Frequently Asked Questions

Why has Lachen in Sikkim been cut off for 16 months?
Lachen has been repeatedly cut off since the South Lhonak Glacial Lake Outburst Flood (GLOF) of 3 October 2023, which caused severe damage to roads in north Sikkim. Subsequent monsoon seasons have compounded the destruction, leaving the village reliant on a 241-kilometre bypass to reach Gangtok.
What are the economic losses faced by Lachen residents?
According to residents, more than 120 hotels in Lachen alone are collectively losing over ₹30 lakh daily. Taxi operators, shopkeepers, and other tourism-dependent businesses are also severely affected, with overall tourism activity in the region having nearly collapsed.
When will the road to Lachen be restored?
Border Roads Organisation (BRO) officials have assured the Sikkim government that the road will be made motorable by 16 July 2025. A temporary riverbed road and a long-term tunnel project are also being explored as alternatives.
Why is Lachen's isolation a national security concern?
Lachen is a strategically sensitive border village adjoining China.

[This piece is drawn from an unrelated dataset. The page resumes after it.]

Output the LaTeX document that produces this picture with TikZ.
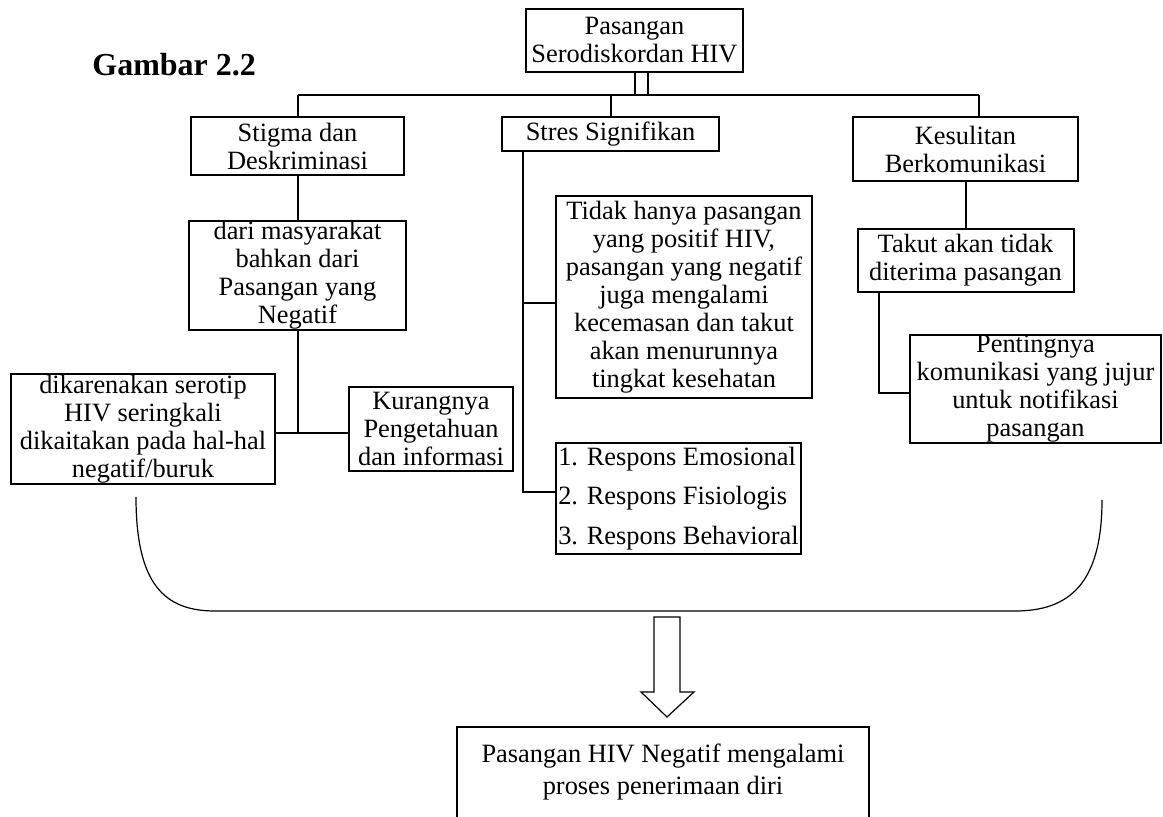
\documentclass[tikz,border=0pt]{standalone}
\usepackage{fontspec}
\setmainfont{Liberation Serif}
\usetikzlibrary{positioning}
\tikzset{
  bx/.style={rectangle, draw=black, line width=1pt, inner sep=0pt, align=center, font=\fontsize{13.2}{14}\selectfont},
  ln/.style={line width=1pt},
  tn/.style={line width=0.6pt},
  node distance=22pt
}
\begin{document}
\begin{tikzpicture}[x=0.5pt, y=-0.5pt]
	\clip (0,0) rectangle (1163,817);
	\node[anchor=base west, inner sep=0pt, font=\fontsize{16}{18}\selectfont\bfseries] (judul) at (92,76) {Gambar 2.2};
	\node[bx, minimum width=108.5pt, minimum height=31.5pt] (top) at (634.5,40.5) {Pasangan\\Serodiskordan HIV};
	\node[bx, minimum width=106.5pt, minimum height=29pt] (stigma) at (297.5,146) {Stigma dan\\Deskriminasi};
	\node[bx, minimum width=108.5pt, minimum height=17pt] (stres) at (610.5,134) {Stres Signifikan};
	\node[bx, minimum width=112.5pt, minimum height=32pt] (kesul) at (965.5,149) {Kesulitan\\Berkomunikasi};
	\node[bx, minimum width=108.5pt, minimum height=54.5pt, below=of stigma] (dari) {dari masyarakat\\bahkan dari\\Pasangan yang\\Negatif};
	\node[bx, minimum width=132pt, minimum height=55pt] (dikar) at (143,429) {dikarenakan serotip\\HIV seringkali\\dikaitakan pada hal-hal\\negatif/buruk};
	\node[bx, minimum width=82pt, minimum height=42pt, right=36pt of dikar] (kurang) {Kurangnya\\Pengetahuan\\dan informasi};
	\node[bx, minimum width=128pt, minimum height=101pt] (tidak) at (684,297) {Tidak hanya pasangan\\yang positif HIV,\\pasangan yang negatif\\juga mengalami\\kecemasan dan takut\\akan menurunnya\\tingkat kesehatan};
	\node[bx, minimum width=122.5pt, minimum height=55.5pt, align=left, font=\fontsize{13.2}{19.75}\selectfont] (respons) at (678.5,498.5) {1. Respons Emosional\\2. Respons Fisiologis\\3. Respons Behavioral};
	\node[bx, minimum width=108pt, minimum height=31.5pt, below=23pt of kesul] (takut) {Takut akan tidak\\diterima pasangan};
	\node[bx, minimum width=125.5pt, minimum height=54pt] (penting) at (1035.5,389) {Pentingnya\\komunikasi yang jujur\\untuk notifikasi\\pasangan};
	\node[bx, draw=none, minimum width=205pt, minimum height=44pt, font=\fontsize{13.2}{16}\selectfont] (hasil) at (663,772) {Pasangan HIV Negatif mengalami\\proses penerimaan diri};
	%
	\coordinate (busl) at (297.5,95);
	\coordinate (busr) at (979,95);
	\coordinate (st) at (523,151);
	\coordinate (dj) at (297.5,433);
	\draw[ln] (busl) -- (busr);
	\draw[ln] (top.south) -- (top.south |- busl);
	\draw[ln] ([xshift=6.5pt]top.south) -- ([xshift=6.5pt]top.south |- busl);
	\draw[ln] (busl) -- (stigma.north);
	\draw[ln] (stres.north |- busl) -- (stres.north);
	\draw[ln] (busr) -- (busr |- kesul.north);
	\draw[ln] (stigma) -- (dari);
	\draw[ln] (dari.south) -- (dj);
	\draw[ln] (dikar.east |- dj) -- (kurang.west |- dj);
	\draw[ln] (st) |- ([yshift=-3pt]tidak.west);
	\draw[ln] (st) |- ([yshift=3.25pt]respons.west);
	\draw[ln] (kesul) -- (takut);
	\draw[ln] ([xshift=-43.5pt]takut.south) |- ([yshift=-2pt]penting.west);
	\draw[ln] ([yshift=-20pt]hasil.south west) |- (hasil.north) -| ([yshift=-20pt]hasil.south east);
	% kurung dan panah
	\draw[tn] (136,497) .. controls (136,585) and (165,611) .. (215,611) -- (1015,611) .. controls (1068,611) and (1102,585) .. (1102,500);
	\draw[tn] (654,617) -- (680,617) -- (680,692) -- (694,692) -- (667,717) -- (641,692) -- (654,692) -- cycle;
\end{tikzpicture}
\end{document}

Residents have warned that poor connectivity is driving younger residents to migrate out of the area, weakening India's civilian presence along the frontier — which runs counter to the government's own policy of keeping border areas populated.
What was the government's response to the protest in Gangtok?
Lachen-Mangan MLA Samdup Lepcha acknowledged the seriousness of the situation and cited the BRO's July 16 restoration deadline. Chief Minister Prem Singh Tamang, however, did not meet the protesters, drawing sharp criticism from residents who had travelled through difficult terrain to reach Gangtok.